**INPUT DATA:**
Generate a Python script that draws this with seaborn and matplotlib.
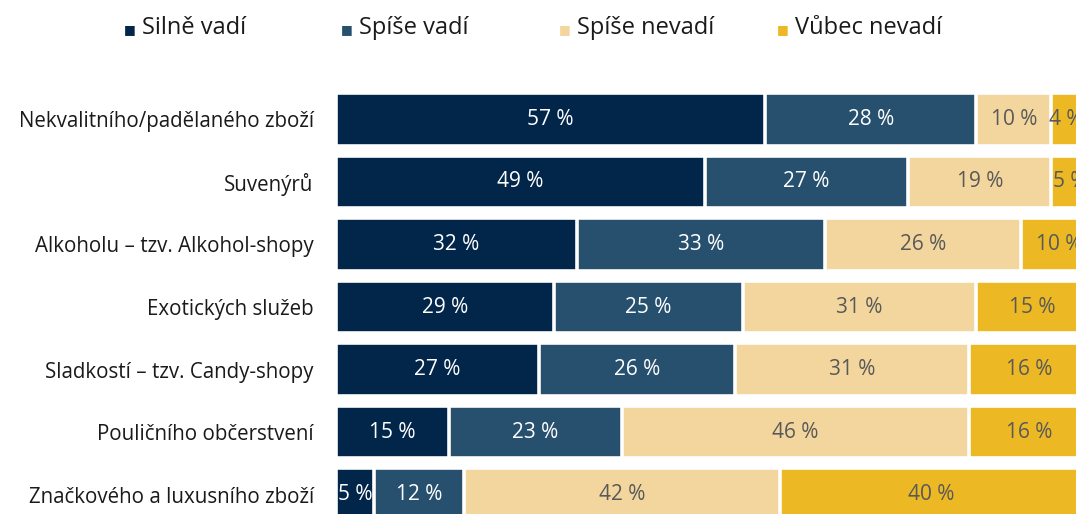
import matplotlib
matplotlib.use("Agg")
import matplotlib.pyplot as plt
import seaborn as sns
import numpy as np
import pandas as pd

categories = ["Nekvalitního/padělaného zboží", "Suvenýrů", "Alkoholu – tzv. Alkohol-shopy",
              "Exotických služeb", "Sladkostí – tzv. Candy-shopy", "Pouličního občerstvení",
              "Značkového a luxusního zboží"]
series = ["Silně vadí", "Spíše vadí", "Spíše nevadí", "Vůbec nevadí"]
silne_vadi = [57, 49, 32, 29, 27, 15, 5]
spise_vadi = [28, 27, 33, 25, 26, 23, 12]
spise_nevadi = [10, 19, 26, 31, 31, 46, 42]
vubec_nevadi = [4, 5, 10, 15, 16, 16, 40]

colors = ["#02264a", "#27506f", "#f3d69e", "#ecb824"]
text_colors = ["white", "white", "#595959", "#595959"]

sns.set_theme(style="white")
plt.rcParams['font.family'] = ['Open Sans', 'DejaVu Sans']

vals = np.array([silne_vadi, spise_vadi, spise_nevadi, vubec_nevadi], dtype=float)
cum = np.cumsum(vals, axis=0)

fig = plt.figure(figsize=(10.76, 5.14), dpi=100)
ax = fig.add_axes([336/1076, -12/514, 753/1076, 438/514])

for i in range(3, -1, -1):
    df = pd.DataFrame({"cat": categories, "val": cum[i]})
    sns.barplot(data=df, x="val", y="cat", orient="h", color=colors[i], width=0.84,
                edgecolor="white", linewidth=2.6, saturation=1, ax=ax, label=series[i])

for i in range(4):
    for j, cat in enumerate(categories):
        start = cum[i][j] - vals[i][j]
        ax.text(start + vals[i][j] / 2, j, f"{int(vals[i][j])} %", ha="center", va="center",
                color=text_colors[i], fontsize=15)

ax.set_xlim(0, 100)
ax.set_xlabel("")
ax.set_ylabel("")
ax.set_xticks([])
ax.tick_params(axis="y", length=0, pad=16, labelsize=14.8, labelcolor="#1a1a1a")
for s in ax.spines.values():
    s.set_visible(False)
if ax.get_legend():
    ax.get_legend().remove()

legend_x = [130, 347, 565, 783]
for k in range(4):
    fig.text(legend_x[k] / 1076, 1 - 30 / 514, "■", color=colors[k], fontsize=9,
             ha="center", va="center", family=["DejaVu Sans"])
    fig.text((legend_x[k] + 12) / 1076, 1 - 28 / 514, series[k], color="#1a1a1a",
             fontsize=17, ha="left", va="center")

fig.savefig("out.png", dpi=100)
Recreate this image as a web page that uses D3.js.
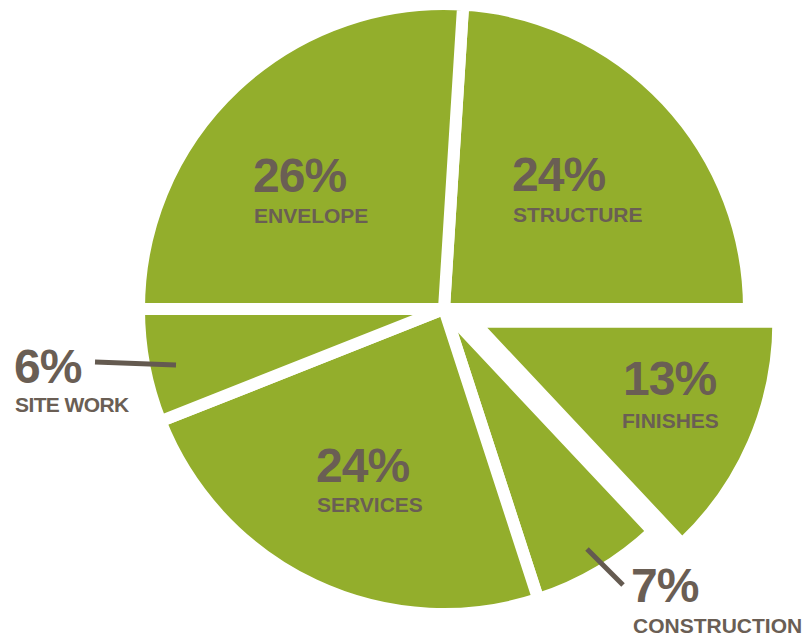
<!DOCTYPE html>
<html>
<head>
<meta charset="utf-8">
<script src="https://cdn.jsdelivr.net/npm/d3@7"></script>
<style>
  html, body { margin: 0; padding: 0; background: #fff; }
  svg { display: block; }
  text { font-family: "Liberation Sans", Arial, sans-serif; font-weight: bold; fill: #6a5e54; }
</style>
</head>
<body>
<svg id="chart" width="804" height="636"></svg>
<script>
// Cost breakdown by category (percent of total)
const categories = ["STRUCTURE", "FINISHES", "CONSTRUCTION", "SERVICES", "SITE WORK", "ENVELOPE"];
const shares = [24, 13, 7, 24, 6, 26];
const valueLabels = ["24%", "13%", "7%", "24%", "6%", "26%"];

const W = 804, H = 636;
const cx = 444, cy = 309;
const radius = 299;
const gap = 12;            // white band between slices
const explodeDist = 32;    // pull-out distance for the highlighted slice
const exploded = new Set(["FINISHES"]);
const green = "#93ae2c";
const ink = "#6a5e54";
const leaderInk = "#645a50";

const data = categories.map((c, i) => ({ category: c, value: shares[i], label: valueLabels[i] }));

const start = 3.6 * Math.PI / 180;
const pie = d3.pie().sort(null).value(d => d.value)
  .startAngle(start).endAngle(start + 2 * Math.PI);

// outer radius grows by half the band so the white stroke leaves the visible radius
const arc = d3.arc().innerRadius(0).outerRadius(radius + gap / 2);

const svg = d3.select("#chart");
const g = svg.append("g").attr("transform", `translate(${cx},${cy})`);

const arcs = pie(data);

g.selectAll("path.slice")
  .data(arcs)
  .join("path")
  .attr("class", "slice")
  .attr("d", arc)
  .attr("fill", green)
  .attr("stroke", "#fff")
  .attr("stroke-width", gap)
  .attr("stroke-linejoin", "miter")
  .attr("transform", d => {
    if (!exploded.has(d.data.category)) return null;
    const mid = (d.startAngle + d.endAngle) / 2;
    return `translate(${explodeDist * Math.sin(mid)},${-explodeDist * Math.cos(mid)})`;
  });

// Label placement (page coordinates): value text and category name
const labelLayout = {
  "ENVELOPE":     { x: 253, y: 192, nx: 254, ny: 223 },
  "STRUCTURE":    { x: 512, y: 191, nx: 513, ny: 222 },
  "FINISHES":     { x: 623, y: 395, nx: 622, ny: 428 },
  "SERVICES":     { x: 316, y: 482, nx: 317, ny: 512 },
  "SITE WORK":    { x: 14,  y: 383, nx: 15,  ny: 412 },
  "CONSTRUCTION": { x: 631, y: 602, nx: 633, ny: 633 }
};

// Leader lines for the slices labelled outside the pie
const leaders = {
  "SITE WORK":    [[95, 362], [176, 365]],
  "CONSTRUCTION": [[587, 549], [623, 585]]
};

svg.selectAll("line.leader")
  .data(data.filter(d => leaders[d.category]))
  .join("line")
  .attr("class", "leader")
  .attr("x1", d => leaders[d.category][0][0])
  .attr("y1", d => leaders[d.category][0][1])
  .attr("x2", d => leaders[d.category][1][0])
  .attr("y2", d => leaders[d.category][1][1])
  .attr("stroke", leaderInk)
  .attr("stroke-width", 5);

const labels = svg.selectAll("g.label")
  .data(data)
  .join("g")
  .attr("class", "label");

labels.append("text")
  .attr("x", d => labelLayout[d.category].x)
  .attr("y", d => labelLayout[d.category].y)
  .attr("font-size", 48)
  .attr("letter-spacing", -1)
  .style("fill", ink)
  .text(d => d.label);

labels.append("text")
  .attr("x", d => labelLayout[d.category].nx)
  .attr("y", d => labelLayout[d.category].ny)
  .attr("font-size", 21)
  .attr("letter-spacing", d => d.category === "SITE WORK" ? -0.6 : 0)
  .style("fill", ink)
  .text(d => d.category);
</script>
</body>
</html>
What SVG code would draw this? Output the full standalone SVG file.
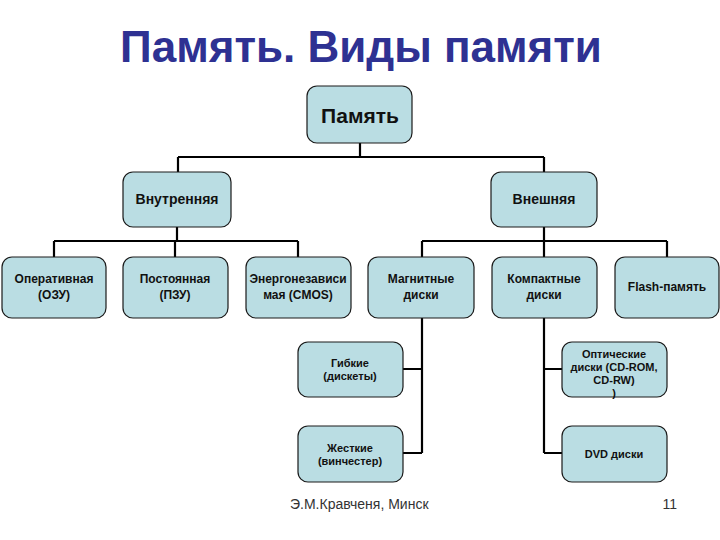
<svg xmlns="http://www.w3.org/2000/svg" width="720" height="540" viewBox="0 0 720 540">
<style>
.box{fill:#BADDE3;stroke:#1a1a1a;stroke-width:1.2}
.t{font-family:"Liberation Sans",Arial,sans-serif;font-weight:bold;fill:#111;text-anchor:middle}
.l1{font-size:14px}
.l2{font-size:12px}
.l3{font-size:11px}
.ln{fill:none;stroke:#000;stroke-width:2.2}
.ft{font-family:"Liberation Sans",Arial,sans-serif;font-size:14px;fill:#333}
</style>
<rect width="720" height="540" fill="#fff"/>
<text x="361" y="62" font-family="'Liberation Sans',Arial,sans-serif" font-weight="bold" font-size="44" fill="#2E3192" text-anchor="middle">Память. Виды памяти</text>
<g id="connectors">
<path class="ln" d="M360 143V157M178 157H544M178 157V172M544 157V172"/>
<path class="ln" d="M177 227V241M54 241H298M54 241V257M175 241V257M298 241V257"/>
<path class="ln" d="M544 227V241M422 241H667M422 241V257M544 241V257M667 241V257"/>
<path class="ln" d="M422 318V453M403 369H422M403 453H422"/>
<path class="ln" d="M544 318V453M544 369H562M544 453H562"/>
</g>
<g id="n-root"><rect class="box" x="307" y="86" width="105" height="57" rx="10"/><text class="t" x="360" y="123" font-size="21">Память</text></g>
<g id="n-int"><rect class="box" x="123" y="172" width="108" height="55" rx="10"/><text class="t l1" x="177" y="204">Внутренняя</text></g>
<g id="n-ext"><rect class="box" x="491" y="172" width="106" height="55" rx="10"/><text class="t l1" x="544" y="204">Внешняя</text></g>
<g id="n-ram"><rect class="box" x="2" y="257" width="104" height="61" rx="10"/><text class="t l2" x="54" y="283">Оперативная<tspan x="54" dy="16">(ОЗУ)</tspan></text></g>
<g id="n-rom"><rect class="box" x="123" y="257" width="105" height="61" rx="10"/><text class="t l2" x="175" y="283">Постоянная<tspan x="175" dy="16">(ПЗУ)</tspan></text></g>
<g id="n-cmos"><rect class="box" x="246" y="257" width="105" height="61" rx="10"/><text class="t l2" x="298" y="283">Энергонезависи<tspan x="298" dy="16">мая (CMOS)</tspan></text></g>
<g id="n-mag"><rect class="box" x="368" y="257" width="106" height="61" rx="10"/><text class="t l2" x="421" y="283">Магнитные<tspan x="421" dy="16">диски</tspan></text></g>
<g id="n-comp"><rect class="box" x="492" y="257" width="105" height="61" rx="10"/><text class="t l2" x="544" y="283">Компактные<tspan x="544" dy="16">диски</tspan></text></g>
<g id="n-flash"><rect class="box" x="615" y="257" width="104" height="61" rx="10"/><text class="t l2" x="667" y="291">Flash-память</text></g>
<g id="n-floppy"><rect class="box" x="298" y="342" width="105" height="55" rx="10"/><text class="t l3" x="350" y="367">Гибкие<tspan x="350" dy="13">(дискеты)</tspan></text></g>
<g id="n-hdd"><rect class="box" x="298" y="426" width="105" height="56" rx="10"/><text class="t l3" x="350" y="452">Жесткие<tspan x="350" dy="13">(винчестер)</tspan></text></g>
<g id="n-opt"><rect class="box" x="562" y="342" width="105" height="55" rx="10"/><text class="t l3" x="614" y="358">Оптические<tspan x="614" dy="13">диски (CD-ROM,</tspan><tspan x="614" dy="13">CD-RW)</tspan><tspan x="614" dy="13">)</tspan></text></g>
<g id="n-dvd"><rect class="box" x="562" y="426" width="105" height="56" rx="10"/><text class="t l3" x="614" y="458">DVD диски</text></g>
<text class="ft" x="290" y="509">Э.М.Кравченя, Минск</text>
<text class="ft" x="677" y="509" font-size="15" text-anchor="end">11</text>
</svg>
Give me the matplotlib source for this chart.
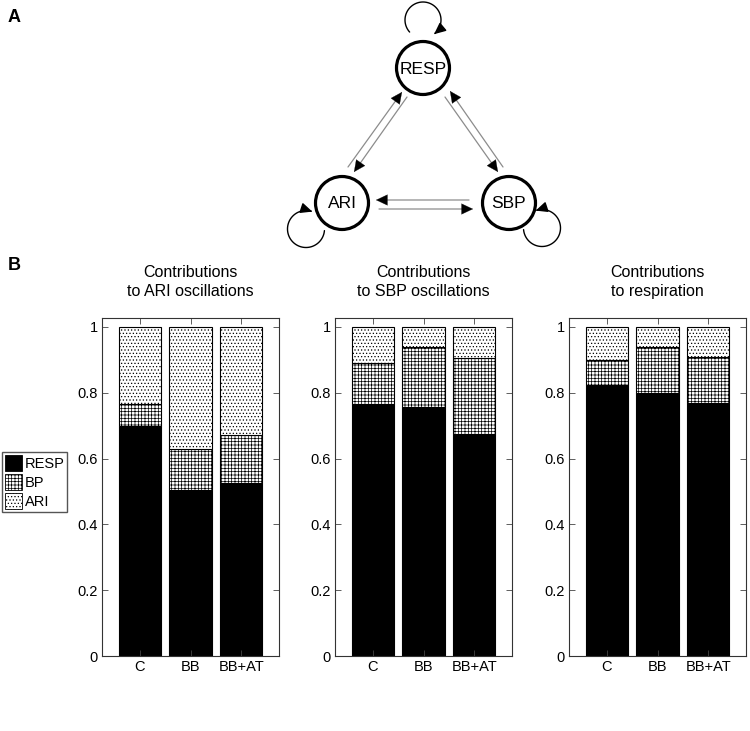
import matplotlib
matplotlib.use("Agg")
import matplotlib.pyplot as plt
from matplotlib.patches import Patch, Circle, FancyArrowPatch
from matplotlib.path import Path
import numpy as np

plt.rcParams['font.family'] = ['Liberation Sans', 'DejaVu Sans']
plt.rcParams['hatch.linewidth'] = 0.5

# ---------------- data ----------------
conditions = ["C", "BB", "BB+AT"]
components = ["RESP", "BP", "ARI"]
titles = ["Contributions\nto ARI oscillations",
          "Contributions\nto SBP oscillations",
          "Contributions\nto respiration"]
# fraction of each component per condition (RESP, BP, ARI) for each panel
ari_resp = [0.700, 0.505, 0.527]
ari_bp = [0.065, 0.125, 0.143]
ari_ari = [0.235, 0.370, 0.330]

sbp_resp = [0.765, 0.757, 0.675]
sbp_bp = [0.125, 0.183, 0.230]
sbp_ari = [0.110, 0.060, 0.095]

rsp_resp = [0.822, 0.800, 0.770]
rsp_bp = [0.078, 0.140, 0.140]
rsp_ari = [0.100, 0.060, 0.090]

panels = [(ari_resp, ari_bp, ari_ari),
          (sbp_resp, sbp_bp, sbp_ari),
          (rsp_resp, rsp_bp, rsp_ari)]
yticks = [0, 0.2, 0.4, 0.6, 0.8, 1]
ytick_labels = ["0", "0.2", "0.4", "0.6", "0.8", "1"]

W, H = 750, 731
fig = plt.figure(figsize=(W / 100, H / 100), dpi=100)

styles = [dict(facecolor="black", hatch=None),
          dict(facecolor="white", hatch="+++++"),
          dict(facecolor="white", hatch=".....")]

lefts = [102, 335, 569]
axw = 177
top_px, bot_px = 318, 656
FS = 10.5
for i, (vals, title) in enumerate(zip(panels, titles)):
    ax = fig.add_axes([lefts[i] / W, 1 - bot_px / H, axw / W, (bot_px - top_px) / H])
    x = np.arange(1, len(conditions) + 1)
    bottom = np.zeros(len(conditions))
    for v, st in zip(vals, styles):
        ax.bar(x, v, width=0.83, bottom=bottom, color=st["facecolor"],
               edgecolor="black", linewidth=0.8, hatch=st["hatch"])
        bottom = bottom + np.array(v)
    ax.set_xlim(0.26, 3.74)
    ax.set_ylim(0, 1.027)
    ax.set_xticks(x)
    ax.set_xticklabels(conditions, fontsize=FS)
    ax.set_yticks(yticks)
    ax.set_yticklabels(ytick_labels, fontsize=FS)
    ax.tick_params(direction="in", top=True, right=True, length=4, width=0.6,
                   color="#444444", pad=3)
    for s in ax.spines.values():
        s.set_linewidth(0.8)
        s.set_color("#333333")
    ax.set_title(title, fontsize=11.5, pad=16, linespacing=1.3)

# legend
handles = [Patch(facecolor="black", edgecolor="black", linewidth=0.6),
           Patch(facecolor="white", edgecolor="black", hatch="+++++", linewidth=0.6),
           Patch(facecolor="white", edgecolor="black", hatch=".....", linewidth=0.6)]
fig.legend(handles, components, loc="upper left",
           bbox_to_anchor=(2 / W, 1 - 452 / H), fontsize=10.5,
           handlelength=1.2, handleheight=1.3, handletextpad=0.15,
           borderpad=0.2, labelspacing=0.22, borderaxespad=0,
           fancybox=False, edgecolor="#555555", framealpha=1)

# panel labels
fig.text(8 / W, 1 - 18 / H, "A", fontsize=13, fontweight="bold", va="center")
fig.text(8 / W, 1 - 266 / H, "B", fontsize=13, fontweight="bold", va="center")

# ---------------- panel A diagram ----------------
axd = fig.add_axes([0, 1 - 250 / H, 1, 250 / H])
axd.set_xlim(0, W)
axd.set_ylim(250, 0)
axd.axis("off")

nodes = {"RESP": (423, 68), "ARI": (342, 203), "SBP": (509, 203)}
R = 26.5
for name, (cx, cy) in nodes.items():
    axd.add_patch(Circle((cx, cy), R, facecolor="white", edgecolor="black", lw=2.3, zorder=3))
    axd.text(cx, cy + 1, name, ha="center", va="center", fontsize=12.5, zorder=4)

def arrow(p0, p1):
    p0 = np.array(p0, float)
    p1 = np.array(p1, float)
    u = (p1 - p0) / np.hypot(*(p1 - p0))
    a = FancyArrowPatch(tuple(p0), tuple(p1 - 6 * u), arrowstyle="-",
                        color="#8c8c8c", lw=0.9, shrinkA=0, shrinkB=0)
    axd.add_patch(a)
    b = FancyArrowPatch(tuple(p1 - 9 * u), tuple(p1),
                        arrowstyle="-|>,head_length=8,head_width=3.8",
                        mutation_scale=1, facecolor="black", edgecolor="black",
                        lw=0.2, shrinkA=0, shrinkB=0)
    axd.add_patch(b)

# RESP <-> ARI
arrow((348, 167), (402, 92))
arrow((407, 97), (354, 172))
# RESP <-> SBP
arrow((445, 97), (498, 172))
arrow((503, 167), (450, 91))
# ARI <-> SBP
arrow((469, 200), (376, 200))
arrow((379, 209), (473, 209))

def loop(center, r, a0, a1):
    cx, cy = center
    a = np.radians(np.linspace(a0, a1, 80))
    verts = np.column_stack([cx + r * np.cos(a), cy - r * np.sin(a)])
    p = FancyArrowPatch(path=Path(verts),
                        arrowstyle="-|>,head_length=7,head_width=3.2",
                        mutation_scale=1, color="black", lw=1.0,
                        shrinkA=0, shrinkB=0)
    axd.add_patch(p)

# self loops (screen angles, counter-clockwise positive)
loop((423, 20), 18, 222, -52)
loop((306, 229), 18.5, -5, -290)
loop((542, 228), 18.5, 185, 470)

fig.savefig("out.png", dpi=100)
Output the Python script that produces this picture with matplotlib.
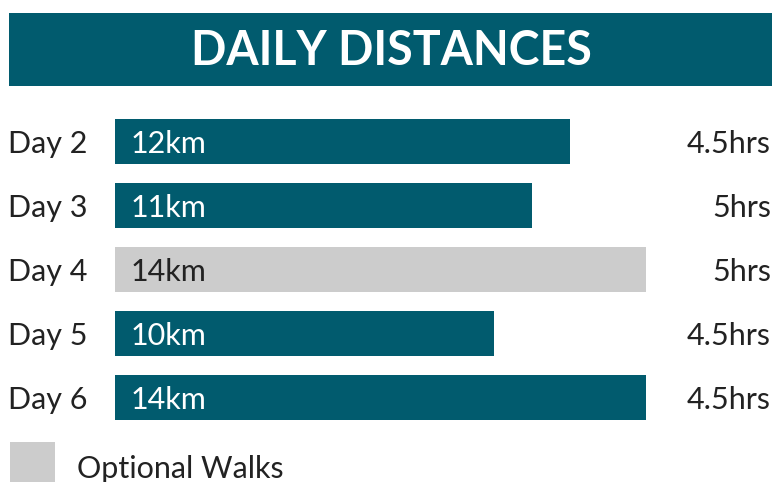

**EXERCISE:** Go back to the entries above and restate word for word every line from the first through the one that contains "import pandas as pd", leaving the pictures behind.

**EXERCISE SOLUTION:**
Generate a Python script that draws this with seaborn and matplotlib.
import matplotlib
matplotlib.use("Agg")
import matplotlib.pyplot as plt
import seaborn as sns
import numpy as np
import pandas as pd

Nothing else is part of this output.